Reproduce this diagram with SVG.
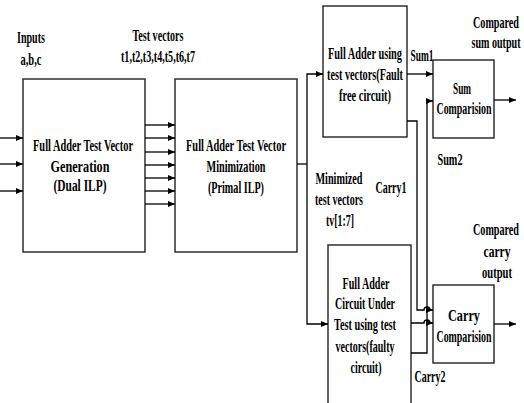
<svg xmlns="http://www.w3.org/2000/svg" width="524" height="403" viewBox="0 0 524 403">
<defs>
<marker id="ah" markerUnits="userSpaceOnUse" markerWidth="8" markerHeight="7" refX="7" refY="3" orient="auto">
<path d="M0,0 L7,3 L0,6 z" fill="#000"/>
</marker>
<style>
.b{fill:#fff;stroke:#222;stroke-width:1.4}
.c{fill:none;stroke:#000;stroke-width:1.3}
.a{marker-end:url(#ah)}
text{font-family:"Liberation Serif","Times New Roman",serif;font-weight:bold;font-size:16.5px;fill:#000;text-anchor:middle}
</style>
</defs>
<rect width="524" height="403" fill="#fff"/>

<g id="labels">
<g transform="scale(0.66 1)">
<text x="46.97" y="43" textLength="42.42" lengthAdjust="spacingAndGlyphs">Inputs</text>
<text x="46.97" y="65" textLength="31.82" lengthAdjust="spacingAndGlyphs">a,b,c</text>
<text x="239.39" y="41" textLength="77.27" lengthAdjust="spacingAndGlyphs">Test vectors</text>
<text x="239.39" y="62" textLength="112.12" lengthAdjust="spacingAndGlyphs">t1,t2,t3,t4,t5,t6,t7</text>
<text x="513.64" y="184" textLength="71.21" lengthAdjust="spacingAndGlyphs">Minimized</text>
<text x="513.64" y="205" textLength="72.73" lengthAdjust="spacingAndGlyphs">test vectors</text>
<text x="515.15" y="226" textLength="42.42" lengthAdjust="spacingAndGlyphs">tv[1:7]</text>
<text x="592.42" y="193" textLength="46.97" lengthAdjust="spacingAndGlyphs">Carry1</text>
<text x="639.39" y="61" textLength="34.85" lengthAdjust="spacingAndGlyphs">Sum1</text>
<text x="681.82" y="165" textLength="37.88" lengthAdjust="spacingAndGlyphs">Sum2</text>
<text x="651.52" y="382" textLength="46.97" lengthAdjust="spacingAndGlyphs">Carry2</text>
<text x="751.52" y="28" textLength="69.70" lengthAdjust="spacingAndGlyphs">Compared</text>
<text x="751.52" y="48" textLength="74.24" lengthAdjust="spacingAndGlyphs">sum output</text>
<text x="751.52" y="235" textLength="69.70" lengthAdjust="spacingAndGlyphs">Compared</text>
<text x="753.03" y="257" textLength="40.91" lengthAdjust="spacingAndGlyphs">carry</text>
<text x="753.03" y="278" textLength="45.45" lengthAdjust="spacingAndGlyphs">output</text>
</g>
</g>

<g id="gen">
<rect class="b" x="23" y="79" width="122" height="173"/>
<g transform="scale(0.66 1)">
<text x="125.76" y="151" textLength="151.52" lengthAdjust="spacingAndGlyphs">Full Adder Test Vector</text>
<text x="121.21" y="172" textLength="89.39" lengthAdjust="spacingAndGlyphs">Generation</text>
<text x="121.21" y="191" textLength="80.30" lengthAdjust="spacingAndGlyphs">(Dual ILP)</text>
</g>
</g>

<g id="min">
<rect class="b" x="175" y="79" width="122" height="173"/>
<g transform="scale(0.66 1)">
<text x="357.58" y="151" textLength="151.52" lengthAdjust="spacingAndGlyphs">Full Adder Test Vector</text>
<text x="357.58" y="172" textLength="89.39" lengthAdjust="spacingAndGlyphs">Minimization</text>
<text x="357.58" y="193" textLength="84.85" lengthAdjust="spacingAndGlyphs">(Primal ILP)</text>
</g>
</g>

<g id="faultfree">
<rect class="b" x="323" y="6" width="84" height="131"/>
<g transform="scale(0.66 1)">
<text x="553.03" y="59" textLength="112.12" lengthAdjust="spacingAndGlyphs">Full Adder using</text>
<text x="553.03" y="80" textLength="115.15" lengthAdjust="spacingAndGlyphs">test vectors(Fault</text>
<text x="553.03" y="101" textLength="78.79" lengthAdjust="spacingAndGlyphs">free circuit)</text>
</g>
</g>

<g id="cut">
<rect class="b" x="328" y="245" width="83" height="170"/>
<g transform="scale(0.66 1)">
<text x="554.55" y="289" textLength="71.21" lengthAdjust="spacingAndGlyphs">Full Adder</text>
<text x="553.03" y="309" textLength="90.91" lengthAdjust="spacingAndGlyphs">Circuit Under</text>
<text x="553.03" y="330" textLength="93.94" lengthAdjust="spacingAndGlyphs">Test using test</text>
<text x="553.03" y="352" textLength="89.39" lengthAdjust="spacingAndGlyphs">vectors(faulty</text>
<text x="554.55" y="373" textLength="46.97" lengthAdjust="spacingAndGlyphs">circuit)</text>
</g>
</g>

<g id="sumcmp">
<rect class="b" x="433" y="60" width="61" height="78"/>
<g transform="scale(0.66 1)">
<text x="700" y="94" textLength="27.27" lengthAdjust="spacingAndGlyphs">Sum</text>
<text x="703.03" y="114" textLength="83.33" lengthAdjust="spacingAndGlyphs">Comparision</text>
</g>
</g>

<g id="carrycmp">
<rect class="b" x="433" y="285" width="61" height="78"/>
<g transform="scale(0.66 1)">
<text x="703.03" y="321" textLength="48.48" lengthAdjust="spacingAndGlyphs">Carry</text>
<text x="703.03" y="342" textLength="83.33" lengthAdjust="spacingAndGlyphs">Comparision</text>
</g>
</g>

<g id="connectors">
<path class="c a" d="M0,138 H23"/>
<path class="c a" d="M0,164 H23"/>
<path class="c a" d="M0,191 H23"/>
<path class="c a" d="M145,125 H175"/>
<path class="c a" d="M145,138 H175"/>
<path class="c a" d="M145,152 H175"/>
<path class="c a" d="M145,165 H175"/>
<path class="c a" d="M145,178 H175"/>
<path class="c a" d="M145,191 H175"/>
<path class="c a" d="M145,204 H175"/>
<path class="c" d="M297,164 H307"/>
<path class="c a" d="M307,164 V74 H323"/>
<path class="c a" d="M307,164 V324 H328"/>
<path class="c a" d="M407,74 H433"/>
<path class="c a" d="M411,353 H427 V101 H433"/>
<path class="c a" d="M407,121 H417 V310 H424 a3,3 0 0 1 6,0 H433"/>
<path class="c a" d="M411,323 H424 a3,3 0 0 1 6,0 H433"/>
<path class="c a" d="M494,100 H516"/>
<path class="c a" d="M494,324 H516"/>
</g>
</svg>
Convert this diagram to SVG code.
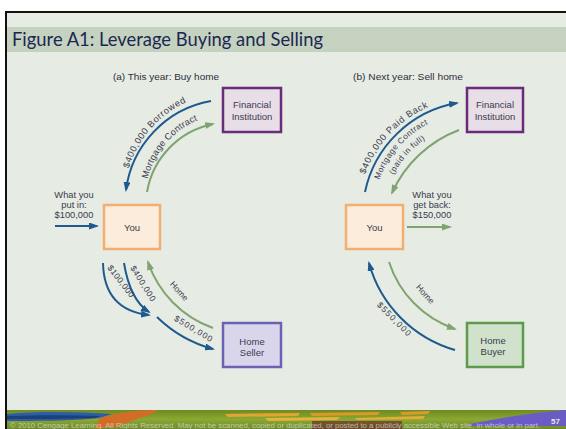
<svg xmlns="http://www.w3.org/2000/svg" width="566" height="429" viewBox="0 0 566 429">
  <defs>
    <style>
      .lbl { font-family: "Liberation Sans", Arial, sans-serif; font-size: 8.5px; fill: #3b3b4c; }
      .arc { font-size: 9.2px; }
      .box { font-size: 9.5px; }
      .side { font-size: 9.3px; }
      .small { font-size: 8.2px; }
      .sub { font-family: "Liberation Sans", Arial, sans-serif; font-size: 8.4px; fill: #2e2e3a; }
      .blue { fill: none; stroke: #1f5a8f; stroke-width: 2; }
      .green { fill: none; stroke: #7fa46f; stroke-width: 2; }
      .you rect { fill: #fbecdc; stroke: #f3ae72; stroke-width: 2.5; }
      .fin rect { fill: #e8dee8; stroke: #6a2b78; stroke-width: 2.5; }
      .seller rect { fill: #d9d6ec; stroke: #6b62b4; stroke-width: 2.5; }
      .buyer rect { fill: #d0e1cc; stroke: #5c9a4c; stroke-width: 2.5; }
      .foot { font-family: "Liberation Sans", Arial, sans-serif; font-size: 6.4px; fill: #e0e0e0; fill-opacity: 0.7; }
    </style>
    <marker id="ahBlue" markerUnits="userSpaceOnUse" markerWidth="10" markerHeight="7" refX="8" refY="3.5" orient="auto">
      <path d="M0,0 L10,3.5 L0,7 z" fill="#1f5a8f"/>
    </marker>
    <marker id="ahGreen" markerUnits="userSpaceOnUse" markerWidth="10" markerHeight="7" refX="8" refY="3.5" orient="auto">
      <path d="M0,0 L10,3.5 L0,7 z" fill="#7fa46f"/>
    </marker>
    <linearGradient id="grass" x1="0" y1="0" x2="0" y2="1">
      <stop offset="0" stop-color="#6e8a22"/>
      <stop offset="0.5" stop-color="#8aa832"/>
      <stop offset="1" stop-color="#6f8a2a"/>
    </linearGradient>
    <!-- text baselines for the curved labels -->
    <path id="tpBorrowed" d="M128.7,168.4 A108,108 0 0 1 204,95.7"/>
    <path id="tpContractA" d="M147.6,179 A87,87 0 0 1 205.1,117.3"/>
    <path id="tpPaidBack" d="M365.1,174.6 A118,118 0 0 1 433.7,104.8"/>
    <path id="tpContractB" d="M379.2,179.8 A103,103 0 0 1 440.8,118.2"/>
    <path id="tpPaidFull" d="M391.6,179.5 A91,91 0 0 1 433.6,134.5"/>
  </defs>

  <!-- page and slide frame -->
  <rect x="0" y="0" width="566" height="429" fill="#ffffff"/>
  <rect x="5" y="11" width="561" height="418" fill="#e6ebe4"/>
  <rect x="5" y="27" width="561" height="25" fill="#c5d2c0"/>
  <line x1="5" y1="12" x2="566" y2="12" stroke="#111" stroke-width="2"/>
  <line x1="6" y1="11" x2="6" y2="429" stroke="#111" stroke-width="2"/>

  <text x="12" y="46" font-family="Lato, 'Open Sans', sans-serif" font-size="19" fill="#1b2750" textLength="311" lengthAdjust="spacingAndGlyphs">Figure A1: Leverage Buying and Selling</text>

  <text class="sub" x="113" y="79.5" textLength="106" lengthAdjust="spacingAndGlyphs">(a) This year: Buy home</text>
  <text class="sub" x="353" y="79.5" textLength="110" lengthAdjust="spacingAndGlyphs">(b) Next year: Sell home</text>

  <!-- connectors -->
  <g id="connectors">
    <!-- (a) buy -->
    <path class="blue" d="M211,101 A104,104 0 0 0 126,190" marker-end="url(#ahBlue)"/>
    <path class="green" d="M147,192 A84,84 0 0 1 213,124" marker-end="url(#ahGreen)"/>
    <path class="blue" d="M55,226 L97,226" marker-end="url(#ahBlue)"/>
    <path class="blue" d="M103,263 Q104,310 149,315" marker-end="url(#ahBlue)"/>
    <path class="blue" d="M124,263 Q130,300 149,312" marker-end="url(#ahBlue)"/>
    <path class="blue" d="M157,317 A128,128 0 0 0 213,349" marker-end="url(#ahBlue)"/>
    <path class="green" d="M213,328 A106,106 0 0 1 148,262" marker-end="url(#ahGreen)"/>
    <!-- (b) sell -->
    <path class="blue" d="M365,192 A114,114 0 0 1 457,103" marker-end="url(#ahBlue)"/>
    <path class="green" d="M459,130 A120,120 0 0 0 392,193" marker-end="url(#ahGreen)"/>
    <path class="green" d="M407,227 L450,227" marker-end="url(#ahGreen)"/>
    <path class="green" d="M389,262 A105,105 0 0 0 455,329" marker-end="url(#ahGreen)"/>
    <path class="blue" d="M455,350 A125,125 0 0 1 369,263" marker-end="url(#ahBlue)"/>
  </g>

  <!-- connector labels -->
  <g id="labels">
    <text class="lbl arc"><textPath href="#tpBorrowed" textLength="90" lengthAdjust="spacing">$400,000 Borrowed</textPath></text>
    <text class="lbl arc"><textPath href="#tpContractA" textLength="80" lengthAdjust="spacing">Mortgage Contract</textPath></text>
    <text class="lbl side" text-anchor="middle"><tspan x="74" y="198">What you</tspan><tspan x="74" y="208">put in:</tspan><tspan x="74" y="218">$100,000</tspan></text>
    <text class="lbl" transform="translate(107,268) rotate(52)" textLength="38" lengthAdjust="spacing">$100,000</text>
    <text class="lbl" transform="translate(130,268) rotate(58)" textLength="40" lengthAdjust="spacing">$400,000</text>
    <text class="lbl" text-anchor="middle" transform="translate(177,293) rotate(48)">Home</text>
    <text class="lbl" text-anchor="middle" transform="translate(192,331) rotate(31)" textLength="43" lengthAdjust="spacing">$500,000</text>

    <text class="lbl arc"><textPath href="#tpPaidBack" textLength="95" lengthAdjust="spacing">$400,000 Paid Back</textPath></text>
    <text class="lbl small"><textPath href="#tpContractB" textLength="76" lengthAdjust="spacing">Mortgage Contract</textPath></text>
    <text class="lbl small"><textPath href="#tpPaidFull" startOffset="5" textLength="48" lengthAdjust="spacing">(paid in full)</textPath></text>
    <text class="lbl side" text-anchor="middle"><tspan x="432" y="198">What you</tspan><tspan x="432" y="208">get back:</tspan><tspan x="432" y="218">$150,000</tspan></text>
    <text class="lbl" text-anchor="middle" transform="translate(423,296) rotate(48)">Home</text>
    <text class="lbl" text-anchor="middle" transform="translate(392,321) rotate(45)" textLength="44" lengthAdjust="spacing">$550,000</text>
  </g>

  <!-- nodes -->
  <g id="you-a" class="you">
    <rect x="104" y="205" width="56" height="44"/>
    <text class="lbl box" x="132" y="230.5" text-anchor="middle">You</text>
  </g>
  <g id="financial-a" class="fin">
    <rect x="223" y="88" width="58" height="44"/>
    <text class="lbl box" x="252" y="108" text-anchor="middle">Financial</text>
    <text class="lbl box" x="252" y="120" text-anchor="middle">Institution</text>
  </g>
  <g id="seller" class="seller">
    <rect x="223" y="323" width="58" height="44"/>
    <text class="lbl box" x="252" y="344.5" text-anchor="middle">Home</text>
    <text class="lbl box" x="252" y="356" text-anchor="middle">Seller</text>
  </g>
  <g id="you-b" class="you">
    <rect x="346" y="205" width="57" height="44"/>
    <text class="lbl box" x="374.5" y="230.5" text-anchor="middle">You</text>
  </g>
  <g id="financial-b" class="fin">
    <rect x="467" y="88" width="56" height="44"/>
    <text class="lbl box" x="495" y="108" text-anchor="middle">Financial</text>
    <text class="lbl box" x="495" y="120" text-anchor="middle">Institution</text>
  </g>
  <g id="buyer" class="buyer">
    <rect x="467" y="323" width="56" height="44"/>
    <text class="lbl box" x="493" y="343.5" text-anchor="middle">Home</text>
    <text class="lbl box" x="493" y="355" text-anchor="middle">Buyer</text>
  </g>

  <!-- footer strip -->
  <g id="footer">
    <rect x="7" y="410" width="559" height="19" fill="url(#grass)"/>
    <path d="M7,414 C40,411 80,412 112,414 L100,418 C70,421 35,421 7,421 z" fill="#2b5ea6"/>
    <path d="M7,416 C40,415 70,415 100,416 L95,418 C60,419 30,419 7,419 z" fill="#1d3f7a"/>
    <path d="M100,418 C115,413 135,410 158,410 L150,415 C140,418 130,421 120,426 L95,429 z" fill="#d26d27"/>
    <path d="M225,414 L300,413 L298,416 L228,417 z" fill="#e0a631"/>
    <path d="M265,418 L340,417 L337,420 L268,421 z" fill="#e6b23a"/>
    <path d="M310,413 L380,412 L378,415 L312,416 z" fill="#d99a2c"/>
    <path d="M355,418 L425,416 L423,419 L357,420 z" fill="#e3ad36"/>
    <path d="M400,412 L430,411 L428,414 L402,415 z" fill="#d99a2c"/>
    <path d="M470,424 C500,418 530,413 566,410 L566,426 C530,426 500,426 470,426 z" fill="#6a5cc4"/>
    <rect x="312" y="421" width="90" height="8" fill="#6a1f2a" fill-opacity="0.6"/>
    <text class="foot" x="10" y="427.5" textLength="530" lengthAdjust="spacingAndGlyphs">© 2010 Cengage Learning. All Rights Reserved. May not be scanned, copied or duplicated, or posted to a publicly accessible Web site, in whole or in part.</text>
    <text x="560" y="424" text-anchor="end" font-family="'Liberation Sans', Arial, sans-serif" font-size="8" font-weight="bold" fill="#e6e6e6">57</text>
  </g>
</svg>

_Goal_.
Copy out each line of the data where the string "diagram" appears.

_Task solution_.
Reproduce this diagram with SVG.
Convert this diagram to SVG code.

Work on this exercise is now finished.